About Alexandria, Virginia in the 1850s

Preliminary findings show Alexandria was a remarkably concentrated commercial city, with the center isolated in a pool of closely-held and undeveloped urban property. The city featured a centralized business district, a center, market system, very limited home ownership and almost no neighborhood formation. Standing within sight of Washington, Alexandria was a major headquarters for the national slave trade. The city was about one quarter African American, divided almost equally between enslaved and free; slaves for whom we have discovered names and all free blacks are included in the database. Blacks and whites lived parallel existences, connected yet fundamentally separate. We will uncover the social networks that bound together the white, free black, and, to the extent possible, the slave populations of Alexandria. There were also small German and Irish immigrant groups, each with limited institutional development. The governmental and cultural elites of Alexandria were politically inclined toward the Opposition party. In the late 1850s, a surging and populist Democratic party committed to the cause of Southern rights threatened not only the survival of those elites, their party, and party competition, but also, in its rejection of compromise and its advocacy of Southern rights, threatened to ignite a conflict devastating for both city and nation.

Using the Database

This database displays demographic and political details about almost every person who lived in Alexandria in 1860. You can see their age, sex, race, their relationship to slavery, their employment, where they worshipped and who they voted for.
Information will appear on an interactive map of Alexandria. Households that match your search criteria will be highlighted on the map in red. Click on the highlighted sections to see detailed information about who lived there.
(If searching a business, the business location will be highlighted.)

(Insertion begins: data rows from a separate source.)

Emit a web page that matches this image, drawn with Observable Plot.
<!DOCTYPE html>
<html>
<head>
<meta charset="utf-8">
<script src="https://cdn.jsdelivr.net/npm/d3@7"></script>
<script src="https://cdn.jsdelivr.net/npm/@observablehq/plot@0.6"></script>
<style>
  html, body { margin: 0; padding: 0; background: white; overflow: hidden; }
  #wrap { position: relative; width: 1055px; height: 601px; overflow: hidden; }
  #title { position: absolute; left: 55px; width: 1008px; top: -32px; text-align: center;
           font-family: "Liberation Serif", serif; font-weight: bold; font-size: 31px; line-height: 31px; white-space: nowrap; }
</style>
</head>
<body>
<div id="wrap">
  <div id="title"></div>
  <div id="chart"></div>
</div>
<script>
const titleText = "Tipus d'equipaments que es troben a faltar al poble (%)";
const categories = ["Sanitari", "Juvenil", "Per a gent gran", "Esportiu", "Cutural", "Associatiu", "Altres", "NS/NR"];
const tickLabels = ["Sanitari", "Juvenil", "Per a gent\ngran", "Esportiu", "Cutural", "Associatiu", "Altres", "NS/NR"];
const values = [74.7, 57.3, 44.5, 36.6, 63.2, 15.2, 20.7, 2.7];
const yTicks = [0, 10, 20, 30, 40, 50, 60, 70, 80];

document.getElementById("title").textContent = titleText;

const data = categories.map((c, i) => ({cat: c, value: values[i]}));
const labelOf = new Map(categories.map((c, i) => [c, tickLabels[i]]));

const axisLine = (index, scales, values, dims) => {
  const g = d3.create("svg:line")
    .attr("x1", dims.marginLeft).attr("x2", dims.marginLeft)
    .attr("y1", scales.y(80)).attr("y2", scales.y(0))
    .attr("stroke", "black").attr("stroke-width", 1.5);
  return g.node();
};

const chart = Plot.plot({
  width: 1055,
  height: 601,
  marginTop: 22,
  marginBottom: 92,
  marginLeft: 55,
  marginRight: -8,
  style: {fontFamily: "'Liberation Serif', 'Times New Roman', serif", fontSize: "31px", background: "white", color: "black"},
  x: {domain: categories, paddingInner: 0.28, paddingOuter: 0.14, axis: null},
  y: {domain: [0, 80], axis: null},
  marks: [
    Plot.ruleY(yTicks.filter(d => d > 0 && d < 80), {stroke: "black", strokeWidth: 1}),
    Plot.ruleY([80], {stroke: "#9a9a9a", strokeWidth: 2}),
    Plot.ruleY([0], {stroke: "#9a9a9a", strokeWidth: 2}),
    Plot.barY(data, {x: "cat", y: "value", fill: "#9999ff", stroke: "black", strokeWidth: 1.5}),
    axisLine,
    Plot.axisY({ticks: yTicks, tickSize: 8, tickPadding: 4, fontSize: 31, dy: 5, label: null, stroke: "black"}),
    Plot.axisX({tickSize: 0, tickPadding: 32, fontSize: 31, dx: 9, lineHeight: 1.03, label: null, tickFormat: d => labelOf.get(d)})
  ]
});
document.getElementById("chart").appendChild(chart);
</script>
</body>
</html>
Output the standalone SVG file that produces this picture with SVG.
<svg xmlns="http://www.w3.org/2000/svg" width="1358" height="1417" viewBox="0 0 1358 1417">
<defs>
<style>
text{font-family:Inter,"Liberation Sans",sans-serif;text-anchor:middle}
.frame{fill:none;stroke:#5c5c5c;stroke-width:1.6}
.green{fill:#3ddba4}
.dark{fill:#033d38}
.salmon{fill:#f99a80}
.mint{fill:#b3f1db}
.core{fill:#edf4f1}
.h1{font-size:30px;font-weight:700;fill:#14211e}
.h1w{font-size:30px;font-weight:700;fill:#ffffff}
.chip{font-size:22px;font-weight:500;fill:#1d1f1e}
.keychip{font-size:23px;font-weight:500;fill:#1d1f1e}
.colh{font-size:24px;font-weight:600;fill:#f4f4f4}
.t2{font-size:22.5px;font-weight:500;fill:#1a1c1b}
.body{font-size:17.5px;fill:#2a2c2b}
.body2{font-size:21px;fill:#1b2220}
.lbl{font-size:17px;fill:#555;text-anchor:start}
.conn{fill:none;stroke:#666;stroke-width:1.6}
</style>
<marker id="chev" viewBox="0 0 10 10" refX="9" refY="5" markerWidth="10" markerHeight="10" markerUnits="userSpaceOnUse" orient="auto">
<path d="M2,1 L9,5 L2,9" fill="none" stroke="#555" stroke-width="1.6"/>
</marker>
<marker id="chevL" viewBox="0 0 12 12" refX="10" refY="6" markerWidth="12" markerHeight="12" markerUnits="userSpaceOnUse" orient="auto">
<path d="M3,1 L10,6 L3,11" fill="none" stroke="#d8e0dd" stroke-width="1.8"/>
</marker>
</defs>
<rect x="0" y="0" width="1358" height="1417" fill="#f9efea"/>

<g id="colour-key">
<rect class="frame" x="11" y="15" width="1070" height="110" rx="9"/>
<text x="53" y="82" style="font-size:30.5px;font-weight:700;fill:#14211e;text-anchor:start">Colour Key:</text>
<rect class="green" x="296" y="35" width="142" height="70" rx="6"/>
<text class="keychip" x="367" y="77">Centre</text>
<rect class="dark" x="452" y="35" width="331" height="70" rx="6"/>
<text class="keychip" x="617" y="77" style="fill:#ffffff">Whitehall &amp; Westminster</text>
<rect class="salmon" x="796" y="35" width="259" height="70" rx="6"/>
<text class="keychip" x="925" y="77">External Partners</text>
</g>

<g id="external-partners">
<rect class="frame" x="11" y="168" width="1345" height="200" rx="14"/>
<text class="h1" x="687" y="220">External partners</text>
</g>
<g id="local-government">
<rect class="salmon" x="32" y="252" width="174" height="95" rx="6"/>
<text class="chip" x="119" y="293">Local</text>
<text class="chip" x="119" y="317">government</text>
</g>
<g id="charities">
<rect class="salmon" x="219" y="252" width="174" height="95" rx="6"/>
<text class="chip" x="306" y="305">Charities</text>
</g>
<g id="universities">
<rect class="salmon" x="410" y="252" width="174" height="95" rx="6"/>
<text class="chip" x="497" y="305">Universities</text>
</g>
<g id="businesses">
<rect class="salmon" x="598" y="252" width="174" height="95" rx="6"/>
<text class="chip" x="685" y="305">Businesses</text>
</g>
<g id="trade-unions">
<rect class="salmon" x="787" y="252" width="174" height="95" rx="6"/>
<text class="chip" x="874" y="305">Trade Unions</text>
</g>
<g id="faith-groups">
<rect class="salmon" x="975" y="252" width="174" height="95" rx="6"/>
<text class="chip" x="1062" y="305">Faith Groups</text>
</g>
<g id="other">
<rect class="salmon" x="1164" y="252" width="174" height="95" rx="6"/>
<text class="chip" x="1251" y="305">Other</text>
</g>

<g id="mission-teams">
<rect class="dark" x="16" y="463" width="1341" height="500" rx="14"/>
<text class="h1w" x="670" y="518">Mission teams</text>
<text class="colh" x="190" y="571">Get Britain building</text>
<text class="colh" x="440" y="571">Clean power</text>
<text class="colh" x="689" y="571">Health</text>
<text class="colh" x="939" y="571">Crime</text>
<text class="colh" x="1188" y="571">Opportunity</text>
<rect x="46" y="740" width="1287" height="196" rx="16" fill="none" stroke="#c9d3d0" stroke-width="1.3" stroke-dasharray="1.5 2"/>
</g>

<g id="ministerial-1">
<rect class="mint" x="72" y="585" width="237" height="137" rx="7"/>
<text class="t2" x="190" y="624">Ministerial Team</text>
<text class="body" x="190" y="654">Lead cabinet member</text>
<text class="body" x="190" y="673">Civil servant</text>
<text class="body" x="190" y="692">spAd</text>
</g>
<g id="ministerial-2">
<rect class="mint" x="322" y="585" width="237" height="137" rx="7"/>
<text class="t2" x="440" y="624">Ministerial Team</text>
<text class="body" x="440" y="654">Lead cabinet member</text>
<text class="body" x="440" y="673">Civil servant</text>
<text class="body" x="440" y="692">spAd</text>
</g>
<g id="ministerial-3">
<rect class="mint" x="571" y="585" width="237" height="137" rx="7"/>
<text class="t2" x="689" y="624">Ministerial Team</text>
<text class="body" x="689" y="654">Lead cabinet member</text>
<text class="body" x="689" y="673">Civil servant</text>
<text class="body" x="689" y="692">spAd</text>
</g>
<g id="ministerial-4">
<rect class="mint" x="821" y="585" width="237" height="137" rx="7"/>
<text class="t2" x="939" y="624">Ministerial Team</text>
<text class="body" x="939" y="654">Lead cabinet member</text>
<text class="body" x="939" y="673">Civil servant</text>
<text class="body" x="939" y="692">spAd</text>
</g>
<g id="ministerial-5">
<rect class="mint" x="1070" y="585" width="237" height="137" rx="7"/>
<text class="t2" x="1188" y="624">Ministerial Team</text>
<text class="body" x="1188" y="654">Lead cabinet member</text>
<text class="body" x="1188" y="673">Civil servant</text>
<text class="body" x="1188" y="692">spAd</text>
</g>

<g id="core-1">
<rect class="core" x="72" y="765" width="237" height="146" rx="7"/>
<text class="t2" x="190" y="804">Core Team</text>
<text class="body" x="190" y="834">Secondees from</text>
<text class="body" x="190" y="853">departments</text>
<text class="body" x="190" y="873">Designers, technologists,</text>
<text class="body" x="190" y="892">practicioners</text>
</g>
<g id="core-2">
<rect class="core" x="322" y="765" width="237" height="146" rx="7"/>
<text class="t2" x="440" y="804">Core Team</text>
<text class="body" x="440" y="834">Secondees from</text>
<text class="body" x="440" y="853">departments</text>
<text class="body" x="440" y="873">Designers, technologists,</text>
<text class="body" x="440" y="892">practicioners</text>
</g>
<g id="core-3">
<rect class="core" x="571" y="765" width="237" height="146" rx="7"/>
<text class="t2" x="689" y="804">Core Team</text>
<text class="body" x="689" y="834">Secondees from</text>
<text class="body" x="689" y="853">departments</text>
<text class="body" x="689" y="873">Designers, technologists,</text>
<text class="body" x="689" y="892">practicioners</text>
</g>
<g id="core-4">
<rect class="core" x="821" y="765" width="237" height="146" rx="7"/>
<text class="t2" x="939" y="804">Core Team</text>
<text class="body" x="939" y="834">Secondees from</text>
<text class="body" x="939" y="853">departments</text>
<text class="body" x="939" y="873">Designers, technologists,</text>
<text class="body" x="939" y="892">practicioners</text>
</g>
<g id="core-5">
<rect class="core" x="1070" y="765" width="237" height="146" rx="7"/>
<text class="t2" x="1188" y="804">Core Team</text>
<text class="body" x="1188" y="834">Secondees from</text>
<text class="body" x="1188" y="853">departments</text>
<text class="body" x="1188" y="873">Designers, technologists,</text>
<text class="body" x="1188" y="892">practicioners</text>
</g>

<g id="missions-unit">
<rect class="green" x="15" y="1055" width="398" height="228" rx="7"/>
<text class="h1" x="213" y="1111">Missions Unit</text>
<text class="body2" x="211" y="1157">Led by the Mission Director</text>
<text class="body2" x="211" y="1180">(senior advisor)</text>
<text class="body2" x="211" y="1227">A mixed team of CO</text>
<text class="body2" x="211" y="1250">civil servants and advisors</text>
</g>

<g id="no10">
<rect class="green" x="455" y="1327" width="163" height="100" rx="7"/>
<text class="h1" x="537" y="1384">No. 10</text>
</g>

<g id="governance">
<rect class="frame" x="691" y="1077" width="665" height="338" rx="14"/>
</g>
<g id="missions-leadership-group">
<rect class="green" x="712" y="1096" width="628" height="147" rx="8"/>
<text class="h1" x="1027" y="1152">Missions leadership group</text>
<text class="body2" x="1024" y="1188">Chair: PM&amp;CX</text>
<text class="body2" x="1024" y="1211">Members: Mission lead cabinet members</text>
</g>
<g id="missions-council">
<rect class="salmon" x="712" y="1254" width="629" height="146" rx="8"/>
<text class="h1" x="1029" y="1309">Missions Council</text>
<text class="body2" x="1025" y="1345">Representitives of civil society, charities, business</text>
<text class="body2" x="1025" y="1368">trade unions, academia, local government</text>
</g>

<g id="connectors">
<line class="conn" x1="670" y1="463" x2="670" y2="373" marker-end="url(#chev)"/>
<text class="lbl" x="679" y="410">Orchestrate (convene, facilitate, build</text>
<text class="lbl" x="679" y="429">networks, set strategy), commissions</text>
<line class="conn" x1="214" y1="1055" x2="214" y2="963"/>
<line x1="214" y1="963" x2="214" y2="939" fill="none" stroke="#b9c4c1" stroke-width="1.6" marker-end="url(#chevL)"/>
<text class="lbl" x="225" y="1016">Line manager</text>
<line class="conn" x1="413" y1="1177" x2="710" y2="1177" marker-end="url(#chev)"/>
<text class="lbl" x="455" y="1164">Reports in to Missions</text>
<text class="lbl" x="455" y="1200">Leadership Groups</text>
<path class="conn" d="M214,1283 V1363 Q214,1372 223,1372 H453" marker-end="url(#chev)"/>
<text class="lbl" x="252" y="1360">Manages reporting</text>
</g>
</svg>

There are three ways to search.

1. You can search for a social group
e.g. Search for the freed African-American population by selecting Race and Freedom Status

2. You can search for a business
e.g. Search for the largest employers by selecting Number of Employees

3. You can search for an individual by name. You can add additional information, such as race, sex or place of birth.

e.g. Search for “Patterson”
To narrow your search, select Place of Birth and select “Ireland”

Virtually any search combination is possible, but if you are using the database for the first time, it is suggested you begin by using only one or two search criteria. From there, you can begin to explore the city and the people that inhabited it.